> DATASET EXTRACT
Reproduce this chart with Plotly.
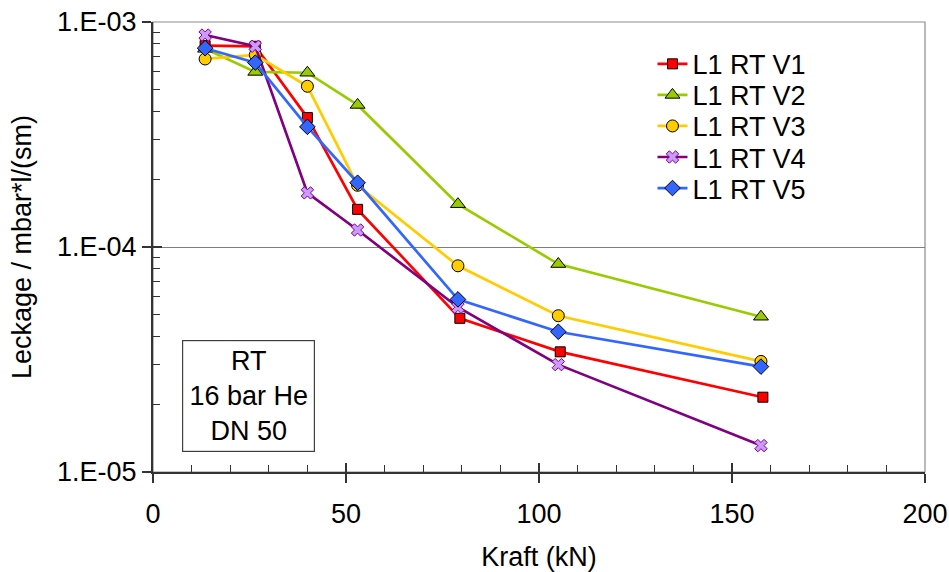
import plotly.graph_objects as go

# Force (kN) at which each leak rate was measured
kraft_v1 = [13.5, 26.5, 40, 53, 79.5, 105.5, 158]
kraft = [13.5, 26.5, 40, 53, 79, 105, 157.5]

# Leak rates in mbar*l/(s*m)
v1 = [7.85e-4, 7.8e-4, 3.76e-4, 1.47e-4, 4.82e-5, 3.42e-5, 2.15e-5]
v2 = [7.6e-4, 6.0e-4, 5.95e-4, 4.28e-4, 1.55e-4, 8.4e-5, 4.9e-5]
v3 = [6.85e-4, 7.15e-4, 5.18e-4, 1.88e-4, 8.25e-5, 4.95e-5, 3.1e-5]
v4 = [8.75e-4, 7.8e-4, 1.74e-4, 1.19e-4, 5.4e-5, 3.0e-5, 1.31e-5]
v5 = [7.65e-4, 6.6e-4, 3.42e-4, 1.93e-4, 5.85e-5, 4.2e-5, 2.94e-5]

names = ["L1 RT V1", "L1 RT V2", "L1 RT V3", "L1 RT V4", "L1 RT V5"]
x_ticks = [0, 50, 100, 150, 200]
y_ticks = [1e-5, 1e-4, 1e-3]
y_ticktext = ["1.E-05", "1.E-04", "1.E-03"]

FONT = "Liberation Sans, Arial, sans-serif"
FS = 27
AXIS = "#333333"

series = [
    (kraft_v1, v1, "#FF0000", "square", 10, "#000000", "#FF0000"),
    (kraft, v2, "#99CC00", "triangle-up", 13, "#000000", "#99CC00"),
    (kraft, v3, "#FFCC00", "circle", 12, "#000000", "#FFCC00"),
    (kraft, v4, "#800080", "x", 11, "#800080", "#CC99FF"),
    (kraft, v5, "#3366FF", "diamond", 12, "#000000", "#3366FF"),
]

fig = go.Figure()
legend_ids = ["legend", "legend2", "legend3", "legend4", "legend5"]
for (xs, ys, col, sym, size, edge, fill), name, lg in zip(series, names,
                                                        legend_ids):
    fig.add_trace(go.Scatter(
        x=xs, y=ys, name=name, mode="lines+markers", legend=lg,
        line=dict(color=col, width=2.7),
        marker=dict(symbol=sym, size=size, color=fill,
                    line=dict(color=edge, width=1)),
    ))

# invisible trace carrying the overlay axes (inner half of the major ticks)
fig.add_trace(go.Scatter(x=kraft[:1], y=v1[:1], xaxis="x2", yaxis="y2",
                         mode="lines", opacity=0, showlegend=False,
                         hoverinfo="skip"))

minor_x = [v for v in range(10, 200, 10) if v % 50]
minor_y = [m * 10 ** e for e in (-5, -4) for m in range(2, 10)]

# one legend box per series, stacked with a fixed row pitch
legend_rows = [0.906, 0.837, 0.768, 0.699, 0.630]
legends = {}
for lg, yc in zip(legend_ids, legend_rows):
    legends[lg] = dict(x=0.647, y=yc, xanchor="left", yanchor="middle",
                       bgcolor="rgba(0,0,0,0)", borderwidth=0,
                       font=dict(size=FS, family=FONT))

fig.update_layout(
    width=949, height=572,
    margin=dict(l=153, r=24, t=22, b=100, autoexpand=False),
    paper_bgcolor="white", plot_bgcolor="white",
    font=dict(family=FONT, size=FS, color="black"),
    showlegend=True,
    xaxis=dict(
        range=[0, 200], tickvals=x_ticks, ticks="outside", ticklen=9,
        tickwidth=1.5, tickcolor=AXIS, showline=True, linecolor=AXIS,
        linewidth=2, showgrid=False, zeroline=False, automargin=False,
        tickfont=dict(size=FS), ticklabelstandoff=8,
        title=dict(text="Kraft (kN)", font=dict(size=FS), standoff=26),
        minor=dict(tickvals=minor_x, ticks="inside", ticklen=7,
                   tickcolor=AXIS, tickwidth=1.2, showgrid=False),
    ),
    yaxis=dict(
        type="log", range=[-5, -3], tickvals=y_ticks, ticktext=y_ticktext,
        ticks="outside", ticklen=9, tickwidth=1.5, tickcolor=AXIS,
        showline=True, linecolor=AXIS, linewidth=2, automargin=False,
        showgrid=True, gridcolor="#7F7F7F", gridwidth=1.2, zeroline=False,
        tickfont=dict(size=FS),
        title=dict(text="Leckage / mbar*l/(sm)", font=dict(size=FS),
                   standoff=18),
        minor=dict(tickvals=minor_y, ticks="inside", ticklen=7,
                   tickcolor=AXIS, tickwidth=1.2, showgrid=False),
    ),
    xaxis2=dict(overlaying="x", anchor="y", range=[0, 200], tickvals=x_ticks,
                ticks="inside", ticklen=9, tickwidth=1.5, tickcolor=AXIS,
                showticklabels=False, showgrid=False, showline=False,
                zeroline=False, automargin=False),
    yaxis2=dict(overlaying="y", anchor="x", type="log", range=[-5, -3],
                tickvals=y_ticks, ticks="inside", ticklen=9, tickwidth=1.5,
                tickcolor=AXIS, showticklabels=False, showgrid=False,
                showline=False, zeroline=False, side="left",
                automargin=False),
    shapes=[dict(type="rect", xref="paper", yref="paper", x0=0, x1=1,
                 y0=0, y1=1, line=dict(color="#8C8C8C", width=1.2),
                 layer="below")],
    annotations=[dict(
        text="RT<br>16 bar He<br>DN 50", xref="paper", yref="paper",
        x=0.1237, y=0.169, xanchor="center", yanchor="middle",
        showarrow=False, font=dict(size=FS, color="black"),
        bordercolor="#404040", borderwidth=1.2, bgcolor="white",
        width=129, height=108, align="center",
    )],
    **legends,
)

fig.write_html("out.html")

> TASK OBJECTIVE
Copy each line above where the string "with" occurs.

> RESPONSE TO THE TASK
Reproduce this chart with Plotly.
# one legend box per series, stacked with a fixed row pitch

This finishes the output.